The Brazilian presidency further stated that “unilateral, non-negotiated measures” can weaken the fight against criminals and “lead to actions that endanger the lives of people who have nothing to do with crime.” Such actions, the presidency continued, could affect the nation’s financial system, including the Brazilian payment processing platform PIX. The terms of the SDGT and FTO designations mean that Red Command, PCC, and its members are all subject to U.S. sanctions and the freezing of any U.S. assets and make it illegal for American citizens to support either group. According to Poder 360, the Brazilian government’s main concern regarding the terrorist designations is that it could leave the nation’s financial institutions exposed to automatic penalties and broader legal interpretations and lead to international repercussions based on the terms of the corresponding U.S. sanctions on the two gangs.
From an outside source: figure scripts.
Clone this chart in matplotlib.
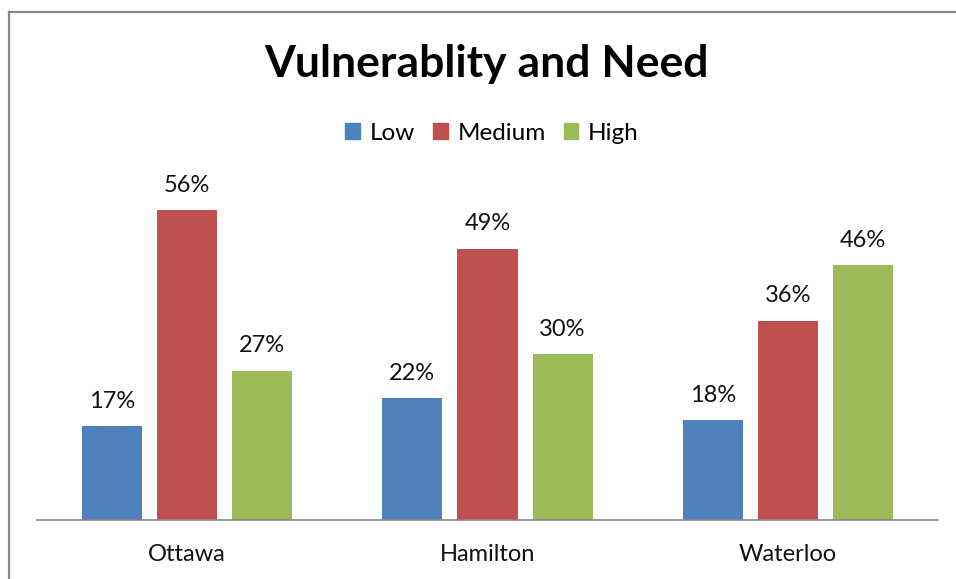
import numpy as np
import matplotlib.pyplot as plt
from matplotlib.lines import Line2D
from matplotlib.patches import Patch

plt.rcParams['font.family'] = ['Lato', 'DejaVu Sans']

cities = ['Ottawa', 'Hamilton', 'Waterloo']
levels = ['Low', 'Medium', 'High']
low = [17, 22, 18]
medium = [56, 49, 36]
high = [27, 30, 46]
colors = ['#4f81bd', '#c0504d', '#9bbb59']

W, H = 956, 579
fig = plt.figure(figsize=(W / 100, H / 100), dpi=100)
ax = fig.add_axes([37 / W, (H - 520) / H, (938 - 37) / W, (520 - 188) / H])

x = np.arange(len(cities))
width = 0.2
for i, (vals, name) in enumerate(zip([low, medium, high], levels)):
    pos = x + (i - 1) * 0.25
    ax.bar(pos, vals, width, color=colors[i], label=name)
    for p, v in zip(pos, vals):
        ax.text(p, v + 2.6, f'{v}%', ha='center', va='bottom', fontsize=17, color='#111111')

ax.set_xlim(-0.5, 2.5)
ax.set_ylim(0, 60)
ax.set_yticks([])
ax.set_xticks(x)
ax.set_xticklabels(cities, fontsize=17, color='#111111')
ax.tick_params(axis='x', length=0, pad=17)
for s in ['top', 'right', 'left']:
    ax.spines[s].set_visible(False)
ax.spines['bottom'].set_color('#888888')
ax.spines['bottom'].set_linewidth(1.2)

fig.text(487 / W, 1 - 63.5 / H, 'Vulnerablity and Need', ha='center', va='center',
         fontsize=32, fontweight='bold')

handles = [Patch(color=c) for c in colors]
fig.legend(handles, levels, loc='center', bbox_to_anchor=(492 / W, 1 - 133 / H),
           ncol=3, frameon=False, fontsize=17.5, handlelength=0.6, handleheight=0.6,
           handletextpad=0.4, columnspacing=0.75)

# frame around the chart area (left and top edges)
fig.add_artist(Line2D([8.5 / W, 8.5 / W], [0, 1 - 11.5 / H], transform=fig.transFigure,
                      color='#888888', linewidth=1.6))
fig.add_artist(Line2D([8.5 / W, 1], [1 - 11.5 / H, 1 - 11.5 / H], transform=fig.transFigure,
                      color='#888888', linewidth=1.6))

fig.savefig('out.png', dpi=100, facecolor='white')
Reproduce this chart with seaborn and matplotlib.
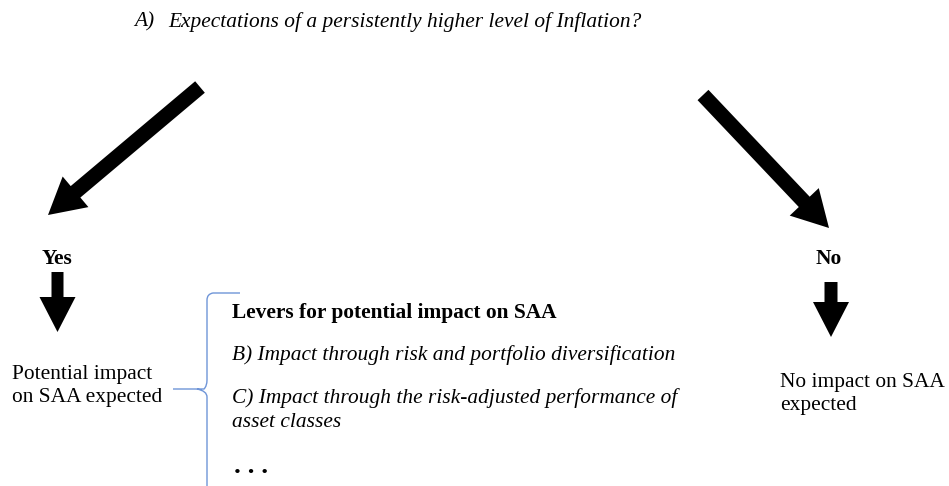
import seaborn as sns
import matplotlib.pyplot as plt
from matplotlib.patches import FancyArrow, PathPatch
from matplotlib.path import Path

# Text content
question_tag = 'A)'
question = 'Expectations of a persistently higher level of Inflation?'
answers = ['Yes', 'No']
outcomes = ['Potential impact\non SAA expected', 'No impact on SAA\nexpected']
levers_title = 'Levers for potential impact on SAA'
levers = ['B) Impact through risk and portfolio diversification',
          'C) Impact through the risk-adjusted performance of\nasset classes']
more = '. . .'

sns.set_style('white')
plt.rcParams['font.family'] = ['Liberation Serif', 'DejaVu Serif']
plt.rcParams['text.color'] = 'black'

fig = plt.figure(figsize=(9.49, 4.86), dpi=100)
ax = fig.add_axes([0, 0, 1, 1])
ax.set_xlim(0, 949)
ax.set_ylim(486, 0)
ax.axis('off')

fs = 15.4
ls = 1.35

# Question
ax.text(134, 22, question_tag, fontsize=fs, style='italic', va='center')
ax.text(168, 22, question, fontsize=fs, style='italic', va='center')

# Diagonal arrows
def arrow(x0, y0, x1, y1, w, hw, hl):
    ax.add_patch(FancyArrow(x0, y0, x1 - x0, y1 - y0, width=w, head_width=hw,
                            head_length=hl, length_includes_head=True,
                            color='black', lw=0))

arrow(200, 87, 48, 215, 15, 40, 36)
arrow(703, 95, 829, 228, 15, 40, 36)

# Yes / No branches
ax.text(57, 259, answers[0], fontsize=fs, fontweight='bold', ha='center', va='center')
ax.text(829, 259, answers[1], fontsize=fs, fontweight='bold', ha='center', va='center')
arrow(57.5, 272, 57.5, 332, 12, 36, 35)
arrow(831, 282, 831, 337, 13, 36, 35)

ax.text(12, 386, outcomes[0], fontsize=fs, va='center', linespacing=ls)
ax.text(780, 394, outcomes[1], fontsize=fs, va='center', linespacing=ls)

# Brace
verts = [(240, 293), (213, 293), (207, 294), (207, 300),
         (207, 380), (207, 386), (204, 389), (197, 389),
         (173, 389), (197, 389), (207, 391), (207, 397),
         (207, 490)]
codes = [Path.MOVETO, Path.LINETO, Path.CURVE3, Path.CURVE3,
         Path.LINETO, Path.CURVE3, Path.CURVE3, Path.LINETO,
         Path.LINETO, Path.MOVETO, Path.CURVE3, Path.CURVE3,
         Path.LINETO]
ax.add_patch(PathPatch(Path(verts, codes), fill=False, ec='#6f95d8', lw=1.0))

# Levers
ax.text(232, 313, levers_title, fontsize=fs, fontweight='bold', va='center')
ax.text(232, 355, levers[0], fontsize=fs, style='italic', va='center')
ax.text(232, 410, levers[1], fontsize=fs, style='italic', va='center', linespacing=ls)
ax.text(234, 466, more, fontsize=19.5, fontweight='bold', va='center')

fig.savefig('out.png', dpi=100)
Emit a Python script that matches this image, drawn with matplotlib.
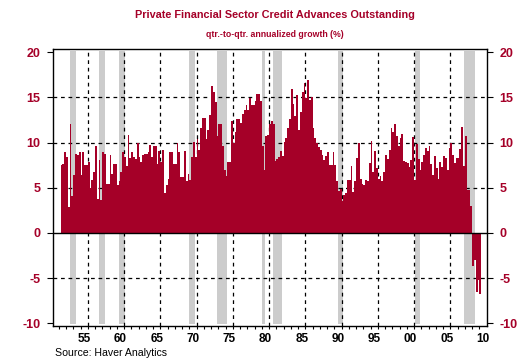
import numpy as np
import pandas as pd
import matplotlib
matplotlib.use("Agg")
import matplotlib.pyplot as plt

plt.rcParams['font.family'] = ['Liberation Sans', 'DejaVu Sans']
plt.rcParams['axes.unicode_minus'] = False

# quarterly growth, 1952Q2 .. 2010Q1
growth = [
    7.5, 7.6, 9.0, 8.4, 2.9, 12.1, 4.1, 6.4, 8.75, 8.6, 8.9, 6.4, 8.9, 7.5, 7.5, 7.9,
    5.0, 5.9, 6.7, 9.6, 3.75, 8.1, 3.7, 8.9, 8.75, 5.4, 5.4, 8.6, 6.5, 7.6, 7.6, 5.3,
    5.7, 6.7, 8.9, 8.4, 7.4, 10.8, 8.3, 8.9, 8.4, 8.2, 9.9, 8.4, 7.9, 8.6, 8.75, 8.75,
    9.0, 9.7, 8.4, 9.6, 9.6, 7.6, 9.1, 7.9, 9.2, 4.4, 5.3, 6.0, 8.9, 8.9, 7.6, 7.6,
    10.0, 8.9, 6.2, 6.2, 9.1, 5.7, 6.5, 5.9, 8.4, 10.1, 8.4, 10.4,
    9.2, 11.6, 12.7, 12.7, 10.4, 11.4, 13.0, 16.2, 15.6, 14.5, 10.7, 12.0, 12.0, 9.6, 7.0, 6.3,
    7.8, 7.8, 12.4, 9.9, 11.2, 12.6, 12.6, 12.2, 13.2, 13.6, 14.2, 13.6, 14.9, 14.2, 14.1, 14.6,
    15.4, 15.4, 14.6, 9.6, 7.0, 10.7, 10.8, 12.1, 12.4, 12.1, 8.0, 8.2, 8.4, 9.1, 8.5, 10.1,
    10.5, 11.6, 12.6, 15.9, 14.3, 12.9, 15.2, 11.4, 13.4, 15.6, 16.6, 14.9, 16.9, 14.7, 15.0, 11.6,
    10.5, 9.9, 9.5, 9.2, 8.6, 8.1, 8.5, 9.0, 7.5, 7.5, 9.0, 7.5, 5.8, 4.6, 4.9, 3.5,
    4.2, 4.4, 5.9,
    5.9, 7.4, 4.5, 5.8, 8.3, 9.9, 6.0, 5.4, 5.3, 5.9, 5.8, 7.7, 10.2, 6.7, 9.1, 7.2,
    6.0, 6.3, 5.8, 6.7, 8.6, 8.2, 9.2, 11.6, 11.2, 12.1, 10.7, 9.6, 10.5, 10.9, 8.0, 7.8,
    7.7, 7.3, 8.1, 10.6, 5.9, 9.8, 8.2, 7.0, 7.8, 8.6, 9.4, 9.1, 9.6, 7.6, 6.4, 8.5,
    7.2, 6.0, 7.8, 7.3, 8.5, 8.3, 7.0, 9.4, 9.9, 8.6, 7.7, 8.3, 8.3, 9.3, 11.7, 7.4,
    10.7, 4.8, 4.8, 3.0,
    -3.7, -3.0, -6.5, -5.2, -6.7,
]

quarters = pd.period_range('1952Q2', periods=len(growth), freq='Q')
t = quarters.year + (quarters.quarter - 1) / 4.0

# recessions (decimal years)
recessions = [(1953.5, 1954.33), (1957.58, 1958.33), (1960.33, 1961.08),
              (1969.92, 1970.83), (1973.83, 1975.17), (1980.0, 1980.5),
              (1981.5, 1982.83), (1990.5, 1991.17), (2001.17, 2001.83),
              (2007.92, 2009.42)]

year_labels = ['55', '60', '65', '70', '75', '80', '85', '90', '95', '00', '05', '10']
label_years = np.arange(1955, 2011, 5)
grid_years = np.arange(1956, 2007, 5)
y_ticks = [-10, -5, 0, 5, 10, 15, 20]

red = '#A50028'

fig = plt.figure(figsize=(5.32, 3.62), dpi=100)
ax = fig.add_axes([0.0996, 0.0994, 0.8158, 0.7639])

for a, b in recessions:
    ax.fill_between([a, b], -10.1, 20.1, color='#cccccc', lw=0, zorder=1)

for g in grid_years:
    ax.axvline(g, color='black', lw=0.9, ls=(0, (3, 3)), zorder=2)
for y in [-5, 5, 10, 15]:
    ax.axhline(y, color='black', lw=0.9, ls=(0, (3, 3)), zorder=2)

ax.bar(t, growth, width=0.25, align='edge', color=red, lw=0, zorder=3)
ax.axhline(0, color='black', lw=1.0, zorder=4)

ax.set_xlim(1951.2, 2011.05)
ax.set_ylim(-10.28, 20.28)

ax.set_xticks(label_years + 0.5)
ax.set_xticklabels(year_labels, fontsize=8.5, fontweight='bold')
ax.set_xticks(np.arange(1952, 2011), minor=True)
ax.tick_params(axis='x', which='major', length=0, pad=5)
ax.tick_params(axis='x', which='minor', length=2, width=0.8, direction='out')

ax.set_yticks(y_ticks)
ax.set_yticklabels([str(v) for v in y_ticks], fontsize=9, fontweight='bold', color=red)
ax.tick_params(axis='y', which='both', left=True, right=True, labelleft=True,
               labelright=True, direction='out', length=4, width=0.8, pad=5)
for lab in ax.get_yticklabels():
    lab.set_color(red)

for s in ax.spines.values():
    s.set_linewidth(1.0)
    s.set_color('black')

fig.text(0.517, 0.958, 'Private Financial Sector Credit Advances Outstanding',
         ha='center', va='center', fontsize=7.8, fontweight='bold', color=red)
fig.text(0.517, 0.905, 'qtr.-to-qtr. annualized growth (%)',
         ha='center', va='center', fontsize=6.3, fontweight='bold', color=red)
fig.text(0.103, 0.026, 'Source: Haver Analytics', ha='left', va='center',
         fontsize=7.6, color='black')

fig.savefig('out.png', dpi=100)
Moments after the Brazilian presidency’s statement was published Friday, Lula publicly lamented the designation during his participation at an official government event. According to O Globo, Lula told his audience that he is “very sad” to hear that “the U.S. Secretary of State, a certain Marco Rubio, said that our criminals here are terrorists and that the Americans can intervene.” Lula reportedly affirmed that Red Command and PCC are in fact “terrorists to citizens living in outlying areas, because they disrupt families, neighborhoods, and cities.” As such, he argued, Brazil should fight them domestically.
“We passed an Anti-Gang Law, and we passed the law to combat organized crime, and we are going to combat it,” Lula said. “They are not the terrorists Trump wants; Trump wants Osama Bin Laden and we want the Brazilian terrorists who are out there.”
Poder 360 noted that Lula accused the Bolsonaro family of being “traitors” for seeking political support abroad. Per the outlet, Lula also suggested, without evidence, that the Bolsonaro family was involved in organized crime.